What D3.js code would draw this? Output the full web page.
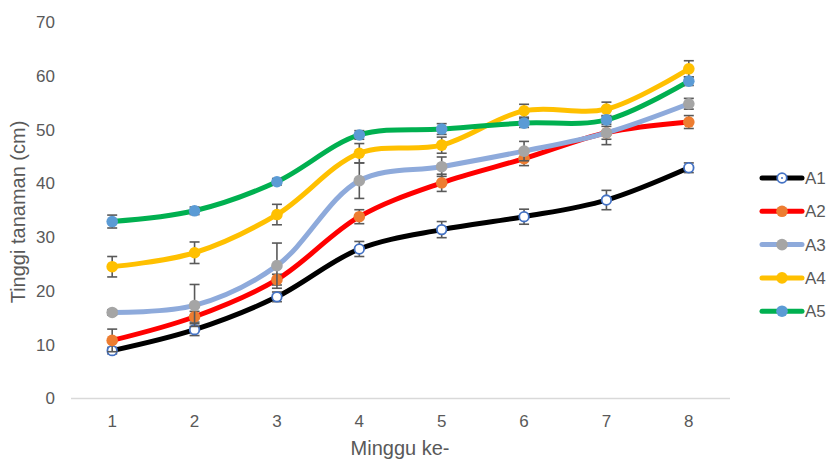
<!DOCTYPE html>
<html>
<head>
<meta charset="utf-8">
<script src="https://cdn.jsdelivr.net/npm/d3@7"></script>
<style>
  body { margin: 0; background: #fff; }
  svg { display: block; font-family: "Liberation Sans Narrow", "Arial Narrow", "Liberation Sans", sans-serif; }
</style>
</head>
<body>
<div id="chart"></div>
<script>
// data
const weeks = ["1", "2", "3", "4", "5", "6", "7", "8"];
const yTicks = [0, 10, 20, 30, 40, 50, 60, 70];
const seriesNames = ["A1", "A2", "A3", "A4", "A5"];

const a1 = [8.9, 12.8, 18.9, 27.8, 31.4, 33.8, 36.9, 42.9];
const a2 = [10.8, 15.2, 22.1, 33.8, 40.1, 44.6, 49.4, 51.4];
const a3 = [16.0, 17.3, 24.7, 40.5, 43.1, 46.0, 49.4, 54.8];
const a4 = [24.5, 27.1, 34.2, 45.6, 47.1, 53.5, 53.8, 61.3];
const a5 = [32.9, 34.9, 40.3, 49.0, 50.1, 51.2, 51.8, 59.0];

const a1err = [0.6, 1.1, 0.9, 1.4, 1.5, 1.4, 1.8, 0.9];
const a2err = [2.1, 1.0, 1.0, 1.3, 1.6, 1.3, 1.2, 1.2];
const a3err = [0.5, 3.9, 4.2, 3.3, 1.8, 1.8, 2.2, 1.0];
const a4err = [1.9, 2.0, 1.9, 1.8, 1.5, 1.2, 1.3, 1.5];
const a5err = [1.2, 0.7, 0.6, 0.8, 1.0, 0.8, 0.8, 0.8];

const values = [a1, a2, a3, a4, a5];
const errors = [a1err, a2err, a3err, a4err, a5err];
const lineColors = ["#000000", "#ff0000", "#8eaadb", "#ffc000", "#00b050"];
const markFill = ["#ffffff", "#ed7d31", "#a5a5a5", "#ffc000", "#5b9bd5"];
const markStroke = ["#4472c4", "#ed7d31", "#a5a5a5", "#ffc000", "#5b9bd5"];

const width = 827, height = 461;
const plotLeft = 71, plotRight = 730, plotTop = 22, plotBottom = 398.5;

const svg = d3.select("#chart").append("svg")
    .attr("width", width)
    .attr("height", height);

const x = d3.scaleBand().domain(weeks).range([plotLeft, plotRight]);
const y = d3.scaleLinear().domain([0, 70]).range([plotBottom, plotTop]);
const cx = d => x(d) + x.bandwidth() / 2;

// baseline
svg.append("line")
    .attr("x1", plotLeft).attr("x2", plotRight)
    .attr("y1", y(0)).attr("y2", y(0))
    .attr("stroke", "#d9d9d9").attr("stroke-width", 1.5);

// y tick labels
svg.append("g").selectAll("text")
    .data(yTicks)
  .enter().append("text")
    .attr("x", 55)
    .attr("y", d => y(d))
    .attr("dy", "0.35em")
    .attr("text-anchor", "end")
    .attr("fill", "#595959")
    .style("font-size", "17px")
    .text(d => d);

// x tick labels
svg.append("g").selectAll("text")
    .data(weeks)
  .enter().append("text")
    .attr("x", d => cx(d))
    .attr("y", 421)
    .attr("dy", "0.35em")
    .attr("text-anchor", "middle")
    .attr("fill", "#595959")
    .style("font-size", "17px")
    .text(d => d);

// axis titles
svg.append("text")
    .attr("x", 400).attr("y", 455)
    .attr("text-anchor", "middle")
    .attr("fill", "#595959")
    .style("font-size", "20px")
    .text("Minggu ke-");

svg.append("text")
    .attr("transform", "translate(25,212) rotate(-90)")
    .attr("text-anchor", "middle")
    .attr("fill", "#595959")
    .style("font-size", "20px")
    .text("Tinggi tanaman (cm)");

const line = d3.line()
    .x((d, i) => cx(weeks[i]))
    .y(d => y(d))
    .curve(d3.curveCatmullRom.alpha(0.5));

values.forEach((vals, s) => {
  const g = svg.append("g");

  g.append("path")
      .attr("d", line(vals))
      .attr("fill", "none")
      .attr("stroke", lineColors[s])
      .attr("stroke-width", 5)
      .attr("stroke-linecap", "round");

  const eb = g.selectAll(".err")
      .data(vals)
    .enter().append("g")
      .attr("stroke", "#595959")
      .attr("stroke-width", 1.6);

  eb.append("line")
      .attr("x1", (d, i) => cx(weeks[i])).attr("x2", (d, i) => cx(weeks[i]))
      .attr("y1", (d, i) => y(d - errors[s][i]))
      .attr("y2", (d, i) => y(d + errors[s][i]));
  eb.append("line")
      .attr("x1", (d, i) => cx(weeks[i]) - 5).attr("x2", (d, i) => cx(weeks[i]) + 5)
      .attr("y1", (d, i) => y(d + errors[s][i]))
      .attr("y2", (d, i) => y(d + errors[s][i]));
  eb.append("line")
      .attr("x1", (d, i) => cx(weeks[i]) - 5).attr("x2", (d, i) => cx(weeks[i]) + 5)
      .attr("y1", (d, i) => y(d - errors[s][i]))
      .attr("y2", (d, i) => y(d - errors[s][i]));

  g.selectAll("circle")
      .data(vals)
    .enter().append("circle")
      .attr("cx", (d, i) => cx(weeks[i]))
      .attr("cy", d => y(d))
      .attr("r", s === 0 ? 4.8 : 5.8)
      .attr("fill", markFill[s])
      .attr("stroke", markStroke[s])
      .attr("stroke-width", s === 0 ? 1.8 : 0);
});

// legend
const legend = svg.append("g").selectAll("g")
    .data(seriesNames)
  .enter().append("g")
    .attr("transform", (d, i) => "translate(0," + (178 + i * 33.3) + ")");

legend.append("line")
    .attr("x1", 762).attr("x2", 802)
    .attr("stroke", (d, i) => lineColors[i])
    .attr("stroke-width", 5)
    .attr("stroke-linecap", "round");

legend.append("circle")
    .attr("cx", 782)
    .attr("r", (d, i) => i === 0 ? 4.8 : 5.8)
    .attr("fill", (d, i) => markFill[i])
    .attr("stroke", (d, i) => markStroke[i])
    .attr("stroke-width", (d, i) => i === 0 ? 1.8 : 0);

legend.filter((d, i) => i === 0).append("circle")
    .attr("cx", 782).attr("r", 1)
    .attr("fill", "#4472c4");

legend.append("text")
    .attr("x", 805)
    .attr("dy", "0.35em")
    .attr("fill", "#595959")
    .style("font-size", "17px")
    .text(d => d);
</script>
</body>
</html>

━━━━━━

= Exercise prompt =
Print the complete listing exactly, apart from any pictures.

= Output of the exercise =
What D3.js code would draw this? Output the full web page.
<!DOCTYPE html>
<html>
<head>
<meta charset="utf-8">
<script src="https://cdn.jsdelivr.net/npm/d3@7"></script>
<style>
  body { margin: 0; background: #fff; }
  svg { display: block; font-family: "Liberation Sans Narrow", "Arial Narrow", "Liberation Sans", sans-serif; }
</style>
</head>
<body>
<div id="chart"></div>
<script>
// data
const weeks = ["1", "2", "3", "4", "5", "6", "7", "8"];
const yTicks = [0, 10, 20, 30, 40, 50, 60, 70];
const seriesNames = ["A1", "A2", "A3", "A4", "A5"];

const a1 = [8.9, 12.8, 18.9, 27.8, 31.4, 33.8, 36.9, 42.9];
const a2 = [10.8, 15.2, 22.1, 33.8, 40.1, 44.6, 49.4, 51.4];
const a3 = [16.0, 17.3, 24.7, 40.5, 43.1, 46.0, 49.4, 54.8];
const a4 = [24.5, 27.1, 34.2, 45.6, 47.1, 53.5, 53.8, 61.3];
const a5 = [32.9, 34.9, 40.3, 49.0, 50.1, 51.2, 51.8, 59.0];

const a1err = [0.6, 1.1, 0.9, 1.4, 1.5, 1.4, 1.8, 0.9];
const a2err = [2.1, 1.0, 1.0, 1.3, 1.6, 1.3, 1.2, 1.2];
const a3err = [0.5, 3.9, 4.2, 3.3, 1.8, 1.8, 2.2, 1.0];
const a4err = [1.9, 2.0, 1.9, 1.8, 1.5, 1.2, 1.3, 1.5];
const a5err = [1.2, 0.7, 0.6, 0.8, 1.0, 0.8, 0.8, 0.8];

const values = [a1, a2, a3, a4, a5];
const errors = [a1err, a2err, a3err, a4err, a5err];
const lineColors = ["#000000", "#ff0000", "#8eaadb", "#ffc000", "#00b050"];
const markFill = ["#ffffff", "#ed7d31", "#a5a5a5", "#ffc000", "#5b9bd5"];
const markStroke = ["#4472c4", "#ed7d31", "#a5a5a5", "#ffc000", "#5b9bd5"];

const width = 827, height = 461;
const plotLeft = 71, plotRight = 730, plotTop = 22, plotBottom = 398.5;

const svg = d3.select("#chart").append("svg")
    .attr("width", width)
    .attr("height", height);

const x = d3.scaleBand().domain(weeks).range([plotLeft, plotRight]);
const y = d3.scaleLinear().domain([0, 70]).range([plotBottom, plotTop]);
const cx = d => x(d) + x.bandwidth() / 2;

// baseline
svg.append("line")
    .attr("x1", plotLeft).attr("x2", plotRight)
    .attr("y1", y(0)).attr("y2", y(0))
    .attr("stroke", "#d9d9d9").attr("stroke-width", 1.5);

// y tick labels
svg.append("g").selectAll("text")
    .data(yTicks)
  .enter().append("text")
    .attr("x", 55)
    .attr("y", d => y(d))
    .attr("dy", "0.35em")
    .attr("text-anchor", "end")
    .attr("fill", "#595959")
    .style("font-size", "17px")
    .text(d => d);

// x tick labels
svg.append("g").selectAll("text")
    .data(weeks)
  .enter().append("text")
    .attr("x", d => cx(d))
    .attr("y", 421)
    .attr("dy", "0.35em")
    .attr("text-anchor", "middle")
    .attr("fill", "#595959")
    .style("font-size", "17px")
    .text(d => d);

// axis titles
svg.append("text")
    .attr("x", 400).attr("y", 455)
    .attr("text-anchor", "middle")
    .attr("fill", "#595959")
    .style("font-size", "20px")
    .text("Minggu ke-");

svg.append("text")
    .attr("transform", "translate(25,212) rotate(-90)")
    .attr("text-anchor", "middle")
    .attr("fill", "#595959")
    .style("font-size", "20px")
    .text("Tinggi tanaman (cm)");

const line = d3.line()
    .x((d, i) => cx(weeks[i]))
    .y(d => y(d))
    .curve(d3.curveCatmullRom.alpha(0.5));

values.forEach((vals, s) => {
  const g = svg.append("g");

  g.append("path")
      .attr("d", line(vals))
      .attr("fill", "none")
      .attr("stroke", lineColors[s])
      .attr("stroke-width", 5)
      .attr("stroke-linecap", "round");

  const eb = g.selectAll(".err")
      .data(vals)
    .enter().append("g")
      .attr("stroke", "#595959")
      .attr("stroke-width", 1.6);

  eb.append("line")
      .attr("x1", (d, i) => cx(weeks[i])).attr("x2", (d, i) => cx(weeks[i]))
      .attr("y1", (d, i) => y(d - errors[s][i]))
      .attr("y2", (d, i) => y(d + errors[s][i]));
  eb.append("line")
      .attr("x1", (d, i) => cx(weeks[i]) - 5).attr("x2", (d, i) => cx(weeks[i]) + 5)
      .attr("y1", (d, i) => y(d + errors[s][i]))
      .attr("y2", (d, i) => y(d + errors[s][i]));
  eb.append("line")
      .attr("x1", (d, i) => cx(weeks[i]) - 5).attr("x2", (d, i) => cx(weeks[i]) + 5)
      .attr("y1", (d, i) => y(d - errors[s][i]))
      .attr("y2", (d, i) => y(d - errors[s][i]));

  g.selectAll("circle")
      .data(vals)
    .enter().append("circle")
      .attr("cx", (d, i) => cx(weeks[i]))
      .attr("cy", d => y(d))
      .attr("r", s === 0 ? 4.8 : 5.8)
      .attr("fill", markFill[s])
      .attr("stroke", markStroke[s])
      .attr("stroke-width", s === 0 ? 1.8 : 0);
});

// legend
const legend = svg.append("g").selectAll("g")
    .data(seriesNames)
  .enter().append("g")
    .attr("transform", (d, i) => "translate(0," + (178 + i * 33.3) + ")");

legend.append("line")
    .attr("x1", 762).attr("x2", 802)
    .attr("stroke", (d, i) => lineColors[i])
    .attr("stroke-width", 5)
    .attr("stroke-linecap", "round");

legend.append("circle")
    .attr("cx", 782)
    .attr("r", (d, i) => i === 0 ? 4.8 : 5.8)
    .attr("fill", (d, i) => markFill[i])
    .attr("stroke", (d, i) => markStroke[i])
    .attr("stroke-width", (d, i) => i === 0 ? 1.8 : 0);

legend.filter((d, i) => i === 0).append("circle")
    .attr("cx", 782).attr("r", 1)
    .attr("fill", "#4472c4");

legend.append("text")
    .attr("x", 805)
    .attr("dy", "0.35em")
    .attr("fill", "#595959")
    .style("font-size", "17px")
    .text(d => d);
</script>
</body>
</html>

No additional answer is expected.